**GOAL**
Please copy out exactly, and only, the lines between the line with "Give me the D3.js source for this chart." and the line with "var axisTop = 12;", both included. Pictures are to be omitted.

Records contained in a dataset

○ ○ ○ ○ ○

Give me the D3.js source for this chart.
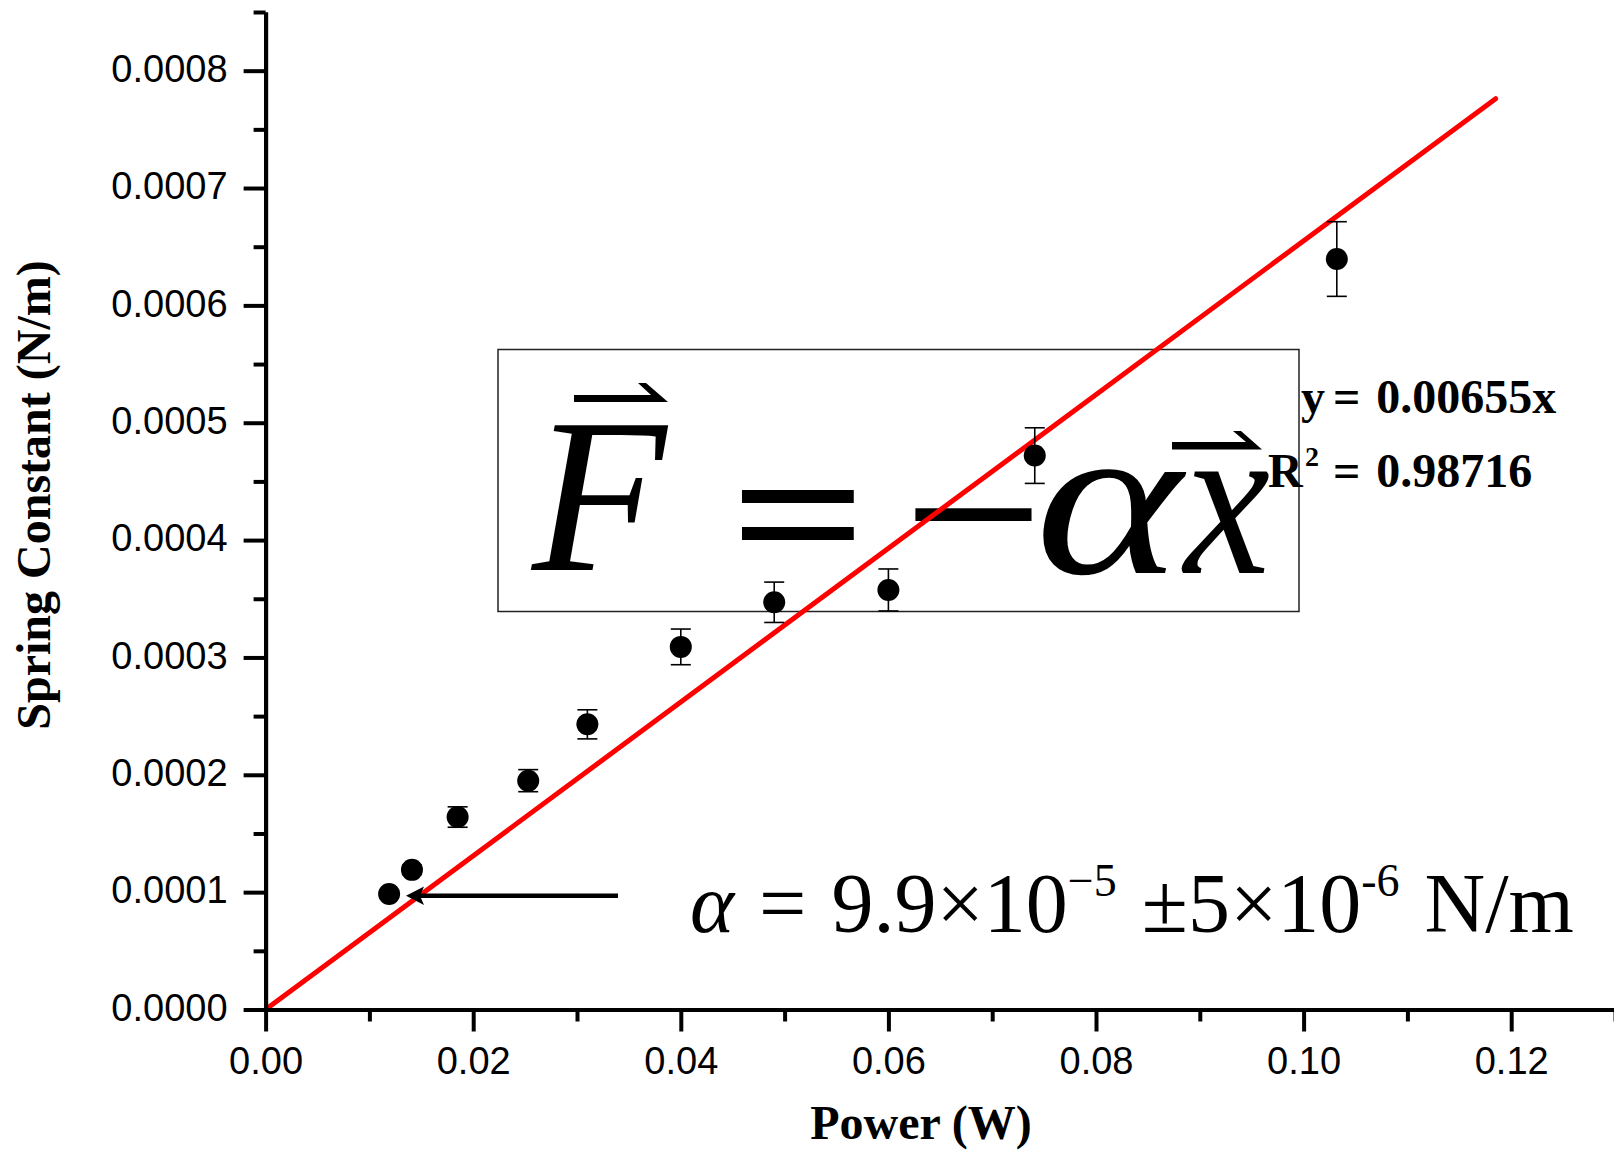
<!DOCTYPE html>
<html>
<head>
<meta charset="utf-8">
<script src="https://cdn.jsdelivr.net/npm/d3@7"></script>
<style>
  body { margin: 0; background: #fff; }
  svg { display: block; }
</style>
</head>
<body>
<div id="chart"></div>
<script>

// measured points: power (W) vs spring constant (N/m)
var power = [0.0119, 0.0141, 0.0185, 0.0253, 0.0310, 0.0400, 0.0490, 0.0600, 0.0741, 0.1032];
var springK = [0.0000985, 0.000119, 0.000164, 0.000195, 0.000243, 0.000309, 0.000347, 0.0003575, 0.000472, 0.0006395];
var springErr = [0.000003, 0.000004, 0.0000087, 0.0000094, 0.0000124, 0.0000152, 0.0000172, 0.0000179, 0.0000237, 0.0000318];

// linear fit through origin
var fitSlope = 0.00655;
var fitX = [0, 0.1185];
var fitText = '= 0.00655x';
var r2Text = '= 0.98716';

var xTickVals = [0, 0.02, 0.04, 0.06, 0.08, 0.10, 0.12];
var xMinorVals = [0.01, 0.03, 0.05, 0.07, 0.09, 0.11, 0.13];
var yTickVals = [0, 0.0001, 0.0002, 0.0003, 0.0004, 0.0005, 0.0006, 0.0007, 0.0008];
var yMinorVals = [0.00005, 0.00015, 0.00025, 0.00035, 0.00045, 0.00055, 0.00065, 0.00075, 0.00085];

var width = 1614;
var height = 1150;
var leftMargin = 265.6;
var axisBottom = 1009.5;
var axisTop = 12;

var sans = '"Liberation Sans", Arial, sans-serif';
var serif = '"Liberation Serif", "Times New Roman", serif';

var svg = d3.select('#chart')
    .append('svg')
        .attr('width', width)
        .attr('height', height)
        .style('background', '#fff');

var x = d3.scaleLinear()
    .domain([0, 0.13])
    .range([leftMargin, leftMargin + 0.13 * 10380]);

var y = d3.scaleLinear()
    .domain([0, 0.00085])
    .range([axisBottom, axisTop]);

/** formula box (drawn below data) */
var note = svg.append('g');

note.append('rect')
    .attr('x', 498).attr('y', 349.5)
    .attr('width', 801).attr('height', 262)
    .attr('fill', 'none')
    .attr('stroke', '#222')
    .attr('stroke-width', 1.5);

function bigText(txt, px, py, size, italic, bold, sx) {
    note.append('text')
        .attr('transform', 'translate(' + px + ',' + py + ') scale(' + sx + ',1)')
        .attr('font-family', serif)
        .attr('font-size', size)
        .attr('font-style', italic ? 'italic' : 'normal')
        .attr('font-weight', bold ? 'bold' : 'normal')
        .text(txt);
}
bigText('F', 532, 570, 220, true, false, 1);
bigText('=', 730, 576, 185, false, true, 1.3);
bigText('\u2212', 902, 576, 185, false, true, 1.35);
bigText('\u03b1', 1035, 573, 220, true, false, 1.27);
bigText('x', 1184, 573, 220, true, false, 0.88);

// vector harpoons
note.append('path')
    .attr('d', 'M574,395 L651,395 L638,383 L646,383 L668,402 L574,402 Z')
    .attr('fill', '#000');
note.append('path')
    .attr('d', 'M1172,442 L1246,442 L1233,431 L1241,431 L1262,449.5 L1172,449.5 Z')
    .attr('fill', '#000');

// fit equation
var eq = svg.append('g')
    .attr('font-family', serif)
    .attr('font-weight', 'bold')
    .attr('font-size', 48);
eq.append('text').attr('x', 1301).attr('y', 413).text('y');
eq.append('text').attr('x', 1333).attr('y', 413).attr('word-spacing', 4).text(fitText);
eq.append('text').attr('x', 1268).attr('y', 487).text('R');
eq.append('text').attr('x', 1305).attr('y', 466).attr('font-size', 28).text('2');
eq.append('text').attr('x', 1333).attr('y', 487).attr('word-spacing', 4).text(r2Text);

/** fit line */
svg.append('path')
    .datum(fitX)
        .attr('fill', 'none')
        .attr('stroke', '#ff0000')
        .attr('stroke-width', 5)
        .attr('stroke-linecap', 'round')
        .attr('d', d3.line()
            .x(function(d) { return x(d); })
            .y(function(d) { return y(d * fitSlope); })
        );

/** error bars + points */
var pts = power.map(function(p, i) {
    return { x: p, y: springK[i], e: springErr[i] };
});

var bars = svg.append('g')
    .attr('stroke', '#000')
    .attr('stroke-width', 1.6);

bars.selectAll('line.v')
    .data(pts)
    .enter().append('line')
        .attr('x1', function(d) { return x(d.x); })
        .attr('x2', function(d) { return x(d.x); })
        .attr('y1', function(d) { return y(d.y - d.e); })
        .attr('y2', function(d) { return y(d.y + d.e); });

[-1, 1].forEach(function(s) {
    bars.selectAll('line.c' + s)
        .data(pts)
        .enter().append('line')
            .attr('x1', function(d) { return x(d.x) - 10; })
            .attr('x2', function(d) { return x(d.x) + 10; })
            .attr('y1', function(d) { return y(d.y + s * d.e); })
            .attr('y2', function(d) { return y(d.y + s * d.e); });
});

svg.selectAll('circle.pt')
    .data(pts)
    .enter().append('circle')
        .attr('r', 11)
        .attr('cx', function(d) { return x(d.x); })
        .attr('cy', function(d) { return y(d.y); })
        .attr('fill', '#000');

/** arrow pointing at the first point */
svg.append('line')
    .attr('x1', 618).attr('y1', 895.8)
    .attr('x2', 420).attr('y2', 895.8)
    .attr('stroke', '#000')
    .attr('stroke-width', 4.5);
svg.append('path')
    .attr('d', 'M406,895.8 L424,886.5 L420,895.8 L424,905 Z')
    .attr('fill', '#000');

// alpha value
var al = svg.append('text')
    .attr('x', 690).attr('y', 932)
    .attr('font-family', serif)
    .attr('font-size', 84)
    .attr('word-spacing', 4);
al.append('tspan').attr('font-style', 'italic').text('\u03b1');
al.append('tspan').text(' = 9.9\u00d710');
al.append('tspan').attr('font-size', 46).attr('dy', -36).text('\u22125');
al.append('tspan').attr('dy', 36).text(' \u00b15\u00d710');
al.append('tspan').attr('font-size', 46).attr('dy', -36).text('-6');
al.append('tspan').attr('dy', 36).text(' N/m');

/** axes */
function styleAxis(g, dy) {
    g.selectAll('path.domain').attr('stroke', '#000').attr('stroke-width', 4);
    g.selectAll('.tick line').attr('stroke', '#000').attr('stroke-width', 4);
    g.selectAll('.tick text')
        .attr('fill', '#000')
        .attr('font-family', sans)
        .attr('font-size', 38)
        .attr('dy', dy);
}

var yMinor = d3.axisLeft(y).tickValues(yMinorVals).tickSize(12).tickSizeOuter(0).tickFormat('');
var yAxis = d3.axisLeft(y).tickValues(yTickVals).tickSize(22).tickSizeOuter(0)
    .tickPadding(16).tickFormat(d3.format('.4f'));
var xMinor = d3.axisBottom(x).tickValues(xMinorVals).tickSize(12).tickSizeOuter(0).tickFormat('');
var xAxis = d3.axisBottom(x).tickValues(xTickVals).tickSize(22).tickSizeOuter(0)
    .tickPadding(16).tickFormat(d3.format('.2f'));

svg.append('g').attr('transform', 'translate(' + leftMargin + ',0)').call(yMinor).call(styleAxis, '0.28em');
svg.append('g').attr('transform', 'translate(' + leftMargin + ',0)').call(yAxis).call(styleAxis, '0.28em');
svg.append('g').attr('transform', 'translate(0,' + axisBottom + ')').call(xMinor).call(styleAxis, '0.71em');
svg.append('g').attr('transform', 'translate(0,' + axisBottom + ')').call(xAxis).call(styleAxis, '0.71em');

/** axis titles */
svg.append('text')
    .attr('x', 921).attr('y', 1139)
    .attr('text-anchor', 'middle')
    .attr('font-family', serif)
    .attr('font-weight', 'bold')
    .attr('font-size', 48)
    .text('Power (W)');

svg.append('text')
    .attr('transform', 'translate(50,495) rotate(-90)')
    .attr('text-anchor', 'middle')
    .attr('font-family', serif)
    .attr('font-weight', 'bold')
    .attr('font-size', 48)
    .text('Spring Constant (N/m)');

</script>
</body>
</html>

○ ○ ○ ○ ○

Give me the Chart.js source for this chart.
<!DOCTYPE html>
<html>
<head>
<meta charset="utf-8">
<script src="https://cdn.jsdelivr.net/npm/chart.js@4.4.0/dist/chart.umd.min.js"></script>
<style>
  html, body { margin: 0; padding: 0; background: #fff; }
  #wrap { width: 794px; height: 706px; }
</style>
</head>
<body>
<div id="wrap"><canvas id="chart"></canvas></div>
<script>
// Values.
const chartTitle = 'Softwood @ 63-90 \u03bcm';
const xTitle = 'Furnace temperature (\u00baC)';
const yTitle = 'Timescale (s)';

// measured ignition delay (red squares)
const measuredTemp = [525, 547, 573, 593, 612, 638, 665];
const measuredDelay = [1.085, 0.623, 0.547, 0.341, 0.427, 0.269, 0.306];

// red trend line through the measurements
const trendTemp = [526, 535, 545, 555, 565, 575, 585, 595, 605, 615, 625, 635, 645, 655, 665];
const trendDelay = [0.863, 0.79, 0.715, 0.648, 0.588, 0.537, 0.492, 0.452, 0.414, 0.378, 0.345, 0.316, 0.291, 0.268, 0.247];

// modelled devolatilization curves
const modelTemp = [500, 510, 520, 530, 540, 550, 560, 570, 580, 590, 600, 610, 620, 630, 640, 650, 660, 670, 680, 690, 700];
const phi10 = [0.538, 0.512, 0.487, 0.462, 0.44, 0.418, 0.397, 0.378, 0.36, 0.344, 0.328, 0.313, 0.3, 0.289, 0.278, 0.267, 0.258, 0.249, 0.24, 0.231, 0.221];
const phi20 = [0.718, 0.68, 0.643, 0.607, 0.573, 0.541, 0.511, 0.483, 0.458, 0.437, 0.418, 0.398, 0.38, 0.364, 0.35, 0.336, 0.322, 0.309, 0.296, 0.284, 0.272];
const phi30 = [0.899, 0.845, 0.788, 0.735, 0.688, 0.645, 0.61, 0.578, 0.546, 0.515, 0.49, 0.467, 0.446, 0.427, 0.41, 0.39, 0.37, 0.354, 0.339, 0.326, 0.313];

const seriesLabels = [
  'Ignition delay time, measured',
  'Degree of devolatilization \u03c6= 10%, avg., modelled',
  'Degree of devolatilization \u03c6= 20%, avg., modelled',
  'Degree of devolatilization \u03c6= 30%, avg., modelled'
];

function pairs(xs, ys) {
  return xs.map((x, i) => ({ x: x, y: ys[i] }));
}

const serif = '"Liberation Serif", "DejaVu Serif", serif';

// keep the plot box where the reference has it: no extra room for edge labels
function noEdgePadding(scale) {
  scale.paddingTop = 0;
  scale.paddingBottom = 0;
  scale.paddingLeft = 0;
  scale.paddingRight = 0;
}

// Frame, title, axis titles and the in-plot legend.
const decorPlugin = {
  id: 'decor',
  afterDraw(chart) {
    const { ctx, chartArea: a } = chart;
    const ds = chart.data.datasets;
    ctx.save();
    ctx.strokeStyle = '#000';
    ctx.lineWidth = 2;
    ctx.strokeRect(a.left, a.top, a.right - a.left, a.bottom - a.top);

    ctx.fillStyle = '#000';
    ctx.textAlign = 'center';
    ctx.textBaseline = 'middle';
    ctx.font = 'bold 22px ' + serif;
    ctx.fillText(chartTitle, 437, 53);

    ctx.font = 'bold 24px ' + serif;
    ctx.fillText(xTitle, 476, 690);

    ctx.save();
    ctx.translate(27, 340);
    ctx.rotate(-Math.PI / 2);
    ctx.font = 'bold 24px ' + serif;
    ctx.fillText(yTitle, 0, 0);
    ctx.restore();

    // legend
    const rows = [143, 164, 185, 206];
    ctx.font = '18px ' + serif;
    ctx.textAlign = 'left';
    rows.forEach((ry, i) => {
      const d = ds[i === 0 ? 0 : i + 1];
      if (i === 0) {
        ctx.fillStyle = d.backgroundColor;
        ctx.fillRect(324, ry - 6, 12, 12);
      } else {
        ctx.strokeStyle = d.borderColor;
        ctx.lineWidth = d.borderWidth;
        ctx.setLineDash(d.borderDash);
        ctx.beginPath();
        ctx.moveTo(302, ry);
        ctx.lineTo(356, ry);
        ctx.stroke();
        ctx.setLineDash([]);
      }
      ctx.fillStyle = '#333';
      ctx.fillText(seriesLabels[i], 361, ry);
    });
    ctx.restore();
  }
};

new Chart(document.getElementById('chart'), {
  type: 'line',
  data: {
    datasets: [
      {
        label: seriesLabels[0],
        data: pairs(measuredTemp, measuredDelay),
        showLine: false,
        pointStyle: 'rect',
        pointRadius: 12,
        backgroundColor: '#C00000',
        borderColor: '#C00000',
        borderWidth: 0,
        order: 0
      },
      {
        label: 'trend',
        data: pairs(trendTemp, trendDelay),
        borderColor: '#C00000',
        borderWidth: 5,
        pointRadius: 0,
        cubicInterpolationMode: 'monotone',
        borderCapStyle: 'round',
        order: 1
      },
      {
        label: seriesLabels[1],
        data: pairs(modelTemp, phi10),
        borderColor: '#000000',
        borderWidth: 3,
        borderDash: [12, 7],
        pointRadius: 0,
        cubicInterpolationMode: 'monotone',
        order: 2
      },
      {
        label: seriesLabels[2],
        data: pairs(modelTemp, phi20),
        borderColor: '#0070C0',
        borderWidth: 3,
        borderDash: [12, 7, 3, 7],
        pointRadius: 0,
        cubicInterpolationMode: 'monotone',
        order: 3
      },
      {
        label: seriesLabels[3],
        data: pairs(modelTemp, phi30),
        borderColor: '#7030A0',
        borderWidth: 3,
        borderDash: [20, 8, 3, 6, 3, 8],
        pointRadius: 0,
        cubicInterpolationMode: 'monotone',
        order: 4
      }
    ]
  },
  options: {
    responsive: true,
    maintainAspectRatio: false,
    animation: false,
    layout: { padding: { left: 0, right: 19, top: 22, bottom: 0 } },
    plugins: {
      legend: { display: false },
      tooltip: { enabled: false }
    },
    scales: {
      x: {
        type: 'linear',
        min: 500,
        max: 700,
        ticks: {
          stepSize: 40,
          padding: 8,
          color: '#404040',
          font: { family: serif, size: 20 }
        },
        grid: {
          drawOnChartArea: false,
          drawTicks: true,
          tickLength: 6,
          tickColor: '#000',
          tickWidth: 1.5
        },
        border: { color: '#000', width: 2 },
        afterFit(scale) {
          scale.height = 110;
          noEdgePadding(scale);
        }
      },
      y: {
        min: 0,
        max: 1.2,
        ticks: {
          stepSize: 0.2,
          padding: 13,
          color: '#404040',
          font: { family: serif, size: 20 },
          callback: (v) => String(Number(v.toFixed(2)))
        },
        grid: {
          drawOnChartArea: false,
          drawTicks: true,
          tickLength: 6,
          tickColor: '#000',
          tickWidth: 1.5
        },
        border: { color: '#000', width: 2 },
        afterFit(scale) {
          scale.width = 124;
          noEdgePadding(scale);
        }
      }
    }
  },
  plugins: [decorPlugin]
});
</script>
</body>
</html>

○ ○ ○ ○ ○

**RESPONSE**
Give me the D3.js source for this chart.
<!DOCTYPE html>
<html>
<head>
<meta charset="utf-8">
<script src="https://cdn.jsdelivr.net/npm/d3@7"></script>
<style>
  body { margin: 0; background: #fff; }
  svg { display: block; }
</style>
</head>
<body>
<div id="chart"></div>
<script>

// measured points: power (W) vs spring constant (N/m)
var power = [0.0119, 0.0141, 0.0185, 0.0253, 0.0310, 0.0400, 0.0490, 0.0600, 0.0741, 0.1032];
var springK = [0.0000985, 0.000119, 0.000164, 0.000195, 0.000243, 0.000309, 0.000347, 0.0003575, 0.000472, 0.0006395];
var springErr = [0.000003, 0.000004, 0.0000087, 0.0000094, 0.0000124, 0.0000152, 0.0000172, 0.0000179, 0.0000237, 0.0000318];

// linear fit through origin
var fitSlope = 0.00655;
var fitX = [0, 0.1185];
var fitText = '= 0.00655x';
var r2Text = '= 0.98716';

var xTickVals = [0, 0.02, 0.04, 0.06, 0.08, 0.10, 0.12];
var xMinorVals = [0.01, 0.03, 0.05, 0.07, 0.09, 0.11, 0.13];
var yTickVals = [0, 0.0001, 0.0002, 0.0003, 0.0004, 0.0005, 0.0006, 0.0007, 0.0008];
var yMinorVals = [0.00005, 0.00015, 0.00025, 0.00035, 0.00045, 0.00055, 0.00065, 0.00075, 0.00085];

var width = 1614;
var height = 1150;
var leftMargin = 265.6;
var axisBottom = 1009.5;
var axisTop = 12;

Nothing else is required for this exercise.